Questions concerning the relationship between philosophy and Christian belief are perennial, and MacIntyre’s attempt to revive the Aristotelian and Thomistic tradition of virtue-based ethics is an important contribution to discussions that have become mired in the debates between Enlightenment thought and the followers of Nietzsche. In the final essay of the book, however, MacIntyre addresses an issue of particular interest to the Christian philosopher.
In the 1998 encyclical Fides et ratio (on the relationship between faith and reason), Pope John Paul II presupposes that truth is a good and is the good of the human intellect. This presupposition, in turn, requires a rejection of certain philosophical theses such as relativism. At the same time, he states that philosophy must remain autonomous and that if it did not proceed according to its own principles and methods, it would be of little use. MacIntyre argues that this conjunction of attitudes has led to a caricature of the encyclical as promoting free inquiry only as long as that free inquiry comes to the conclusions already predetermined by Christian faith.

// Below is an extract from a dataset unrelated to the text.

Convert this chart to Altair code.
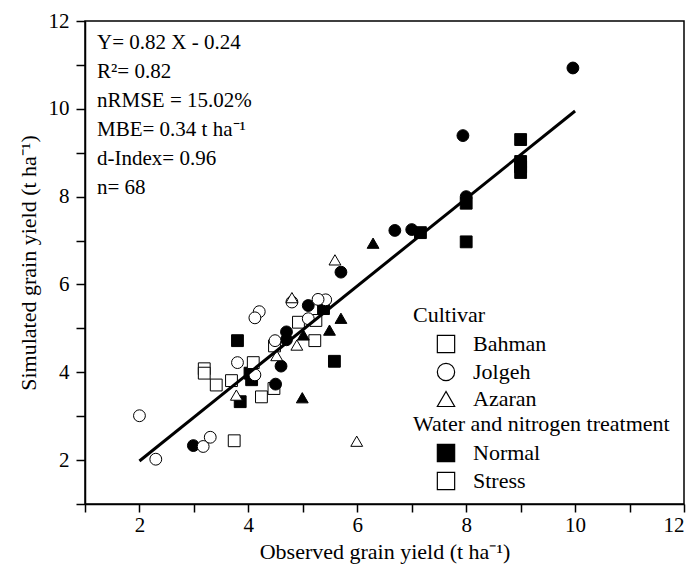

Building on the Thomistic tradition, MacIntyre emphasizes that the Christian understanding of rational inquiry is closely connected to the Christian understanding of human nature. It is not enough to recognize that truth is the final end of rational inquiry, but it is also important to acknowledge the significance of the nature of human beings as creatures who engage in rational inquiry, as creatures who are truth seekers. Philosophy, MacIntyre explains, seeks rational answers to questions posed by human beings. This seeking, moreover, is an essential part of the nature of all humans. As a result, it is precisely because of the encyclical’s commitment to truth as the good of the human intellect that it acknowledges the independence of philosophy. It is only through philosophy’s independence that reason is capable of making the unforced assent to truth that is essential to rational inquiry. Divine revelation, while it does provide answers and it does help illuminate false reasoning, does not end rational inquiry. Instead, it provides additional resources and goals for inquiry.